SET TASK:
Make an exact copy of all the entries, with the pictures left out.

Items from a dataset
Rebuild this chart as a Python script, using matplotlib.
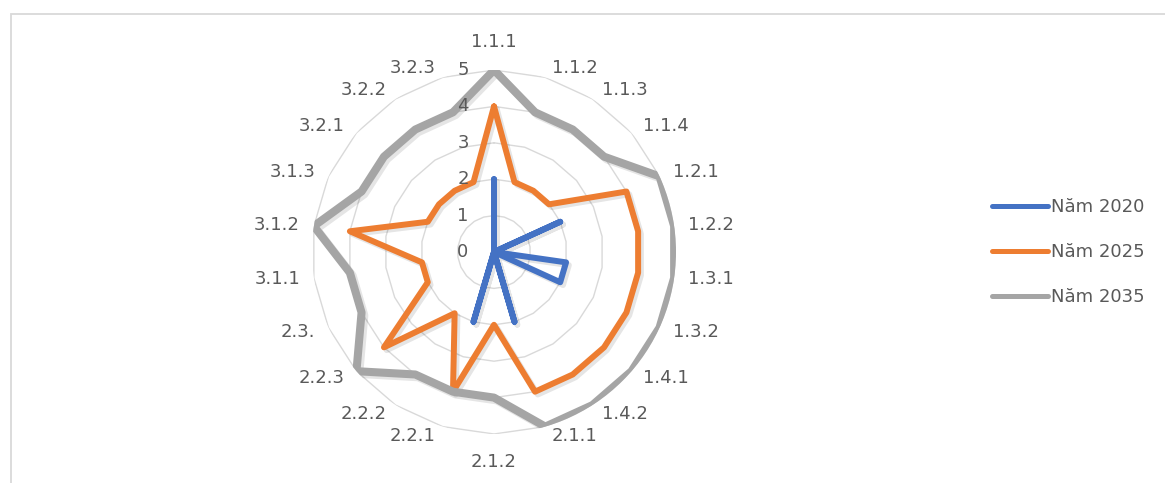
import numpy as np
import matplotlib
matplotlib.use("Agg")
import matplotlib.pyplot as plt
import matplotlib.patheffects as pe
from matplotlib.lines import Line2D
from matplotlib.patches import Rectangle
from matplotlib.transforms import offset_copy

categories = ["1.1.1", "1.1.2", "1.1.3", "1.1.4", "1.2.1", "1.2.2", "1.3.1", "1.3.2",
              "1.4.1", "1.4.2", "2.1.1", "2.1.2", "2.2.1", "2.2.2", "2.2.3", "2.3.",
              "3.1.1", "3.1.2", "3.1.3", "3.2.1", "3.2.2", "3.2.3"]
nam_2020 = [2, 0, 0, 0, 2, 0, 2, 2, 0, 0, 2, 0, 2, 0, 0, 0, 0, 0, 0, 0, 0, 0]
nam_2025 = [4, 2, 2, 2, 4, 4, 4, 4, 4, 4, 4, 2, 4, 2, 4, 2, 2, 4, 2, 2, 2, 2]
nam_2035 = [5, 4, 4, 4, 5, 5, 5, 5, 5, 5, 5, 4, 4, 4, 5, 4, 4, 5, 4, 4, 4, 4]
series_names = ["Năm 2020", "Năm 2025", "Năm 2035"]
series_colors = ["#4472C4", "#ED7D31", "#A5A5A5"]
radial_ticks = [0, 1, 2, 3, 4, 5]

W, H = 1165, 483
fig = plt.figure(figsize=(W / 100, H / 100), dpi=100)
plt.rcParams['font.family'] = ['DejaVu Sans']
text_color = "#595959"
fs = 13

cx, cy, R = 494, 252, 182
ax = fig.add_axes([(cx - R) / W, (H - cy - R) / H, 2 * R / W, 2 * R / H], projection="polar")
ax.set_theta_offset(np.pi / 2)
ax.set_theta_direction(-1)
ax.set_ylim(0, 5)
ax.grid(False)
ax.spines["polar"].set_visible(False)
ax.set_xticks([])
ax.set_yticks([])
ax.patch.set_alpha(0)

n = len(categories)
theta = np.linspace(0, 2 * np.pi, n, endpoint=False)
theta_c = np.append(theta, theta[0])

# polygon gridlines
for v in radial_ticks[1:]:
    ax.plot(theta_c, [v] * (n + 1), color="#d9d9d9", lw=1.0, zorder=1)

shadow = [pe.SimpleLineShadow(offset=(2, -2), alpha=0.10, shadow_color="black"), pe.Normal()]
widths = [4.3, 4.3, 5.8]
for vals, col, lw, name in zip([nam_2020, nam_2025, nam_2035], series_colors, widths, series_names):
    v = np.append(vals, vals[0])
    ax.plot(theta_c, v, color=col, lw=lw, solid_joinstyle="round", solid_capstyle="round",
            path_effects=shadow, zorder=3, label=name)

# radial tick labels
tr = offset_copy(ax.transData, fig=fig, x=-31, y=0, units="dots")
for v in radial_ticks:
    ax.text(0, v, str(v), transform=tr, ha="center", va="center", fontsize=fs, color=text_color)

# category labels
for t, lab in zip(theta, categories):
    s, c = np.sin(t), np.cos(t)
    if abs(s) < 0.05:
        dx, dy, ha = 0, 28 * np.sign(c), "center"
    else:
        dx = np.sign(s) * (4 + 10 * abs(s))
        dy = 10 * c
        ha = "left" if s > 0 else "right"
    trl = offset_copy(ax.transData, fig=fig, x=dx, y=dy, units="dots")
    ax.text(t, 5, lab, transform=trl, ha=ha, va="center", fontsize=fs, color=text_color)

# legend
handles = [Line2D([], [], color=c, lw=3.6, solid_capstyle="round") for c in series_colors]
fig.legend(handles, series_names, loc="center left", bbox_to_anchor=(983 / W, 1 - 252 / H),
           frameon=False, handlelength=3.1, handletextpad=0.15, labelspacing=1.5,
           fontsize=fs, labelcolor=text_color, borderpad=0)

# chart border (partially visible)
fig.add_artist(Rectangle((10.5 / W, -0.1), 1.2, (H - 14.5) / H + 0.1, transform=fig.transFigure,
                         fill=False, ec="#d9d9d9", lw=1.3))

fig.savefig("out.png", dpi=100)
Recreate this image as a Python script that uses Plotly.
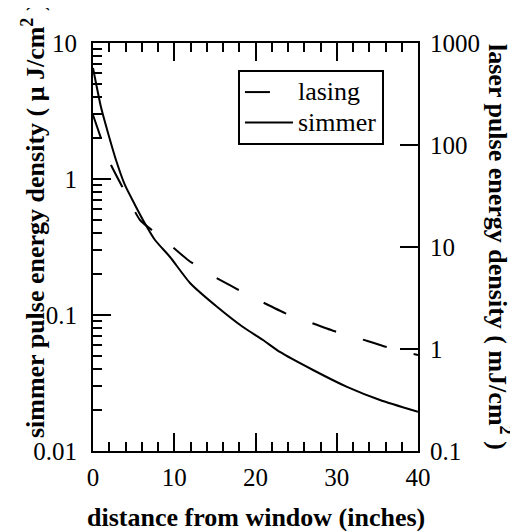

WRITTEN ANSWER:
Rebuild this chart as a Python script, using matplotlib.
import numpy as np
import matplotlib
matplotlib.use("Agg")
import matplotlib.pyplot as plt
import matplotlib.patheffects as pe
from matplotlib.lines import Line2D
from matplotlib.patches import Rectangle
from matplotlib.transforms import offset_copy

categories = ["1.1.1", "1.1.2", "1.1.3", "1.1.4", "1.2.1", "1.2.2", "1.3.1", "1.3.2",
              "1.4.1", "1.4.2", "2.1.1", "2.1.2", "2.2.1", "2.2.2", "2.2.3", "2.3.",
              "3.1.1", "3.1.2", "3.1.3", "3.2.1", "3.2.2", "3.2.3"]
nam_2020 = [2, 0, 0, 0, 2, 0, 2, 2, 0, 0, 2, 0, 2, 0, 0, 0, 0, 0, 0, 0, 0, 0]
nam_2025 = [4, 2, 2, 2, 4, 4, 4, 4, 4, 4, 4, 2, 4, 2, 4, 2, 2, 4, 2, 2, 2, 2]
nam_2035 = [5, 4, 4, 4, 5, 5, 5, 5, 5, 5, 5, 4, 4, 4, 5, 4, 4, 5, 4, 4, 4, 4]
series_names = ["Năm 2020", "Năm 2025", "Năm 2035"]
series_colors = ["#4472C4", "#ED7D31", "#A5A5A5"]
radial_ticks = [0, 1, 2, 3, 4, 5]

W, H = 1165, 483
fig = plt.figure(figsize=(W / 100, H / 100), dpi=100)
plt.rcParams['font.family'] = ['DejaVu Sans']
text_color = "#595959"
fs = 13

cx, cy, R = 494, 252, 182
ax = fig.add_axes([(cx - R) / W, (H - cy - R) / H, 2 * R / W, 2 * R / H], projection="polar")
ax.set_theta_offset(np.pi / 2)
ax.set_theta_direction(-1)
ax.set_ylim(0, 5)
ax.grid(False)
ax.spines["polar"].set_visible(False)
ax.set_xticks([])
ax.set_yticks([])
ax.patch.set_alpha(0)

n = len(categories)
theta = np.linspace(0, 2 * np.pi, n, endpoint=False)
theta_c = np.append(theta, theta[0])

# polygon gridlines
for v in radial_ticks[1:]:
    ax.plot(theta_c, [v] * (n + 1), color="#d9d9d9", lw=1.0, zorder=1)

shadow = [pe.SimpleLineShadow(offset=(2, -2), alpha=0.10, shadow_color="black"), pe.Normal()]
widths = [4.3, 4.3, 5.8]
for vals, col, lw, name in zip([nam_2020, nam_2025, nam_2035], series_colors, widths, series_names):
    v = np.append(vals, vals[0])
    ax.plot(theta_c, v, color=col, lw=lw, solid_joinstyle="round", solid_capstyle="round",
            path_effects=shadow, zorder=3, label=name)

# radial tick labels
tr = offset_copy(ax.transData, fig=fig, x=-31, y=0, units="dots")
for v in radial_ticks:
    ax.text(0, v, str(v), transform=tr, ha="center", va="center", fontsize=fs, color=text_color)

# category labels
for t, lab in zip(theta, categories):
    s, c = np.sin(t), np.cos(t)
    if abs(s) < 0.05:
        dx, dy, ha = 0, 28 * np.sign(c), "center"
    else:
        dx = np.sign(s) * (4 + 10 * abs(s))
        dy = 10 * c
        ha = "left" if s > 0 else "right"
    trl = offset_copy(ax.transData, fig=fig, x=dx, y=dy, units="dots")
    ax.text(t, 5, lab, transform=trl, ha=ha, va="center", fontsize=fs, color=text_color)

# legend
handles = [Line2D([], [], color=c, lw=3.6, solid_capstyle="round") for c in series_colors]
fig.legend(handles, series_names, loc="center left", bbox_to_anchor=(983 / W, 1 - 252 / H),
           frameon=False, handlelength=3.1, handletextpad=0.15, labelspacing=1.5,
           fontsize=fs, labelcolor=text_color, borderpad=0)

# chart border (partially visible)
fig.add_artist(Rectangle((10.5 / W, -0.1), 1.2, (H - 14.5) / H + 0.1, transform=fig.transFigure,
                         fill=False, ec="#d9d9d9", lw=1.3))

fig.savefig("out.png", dpi=100)
Recreate this image as a Python script that uses Plotly.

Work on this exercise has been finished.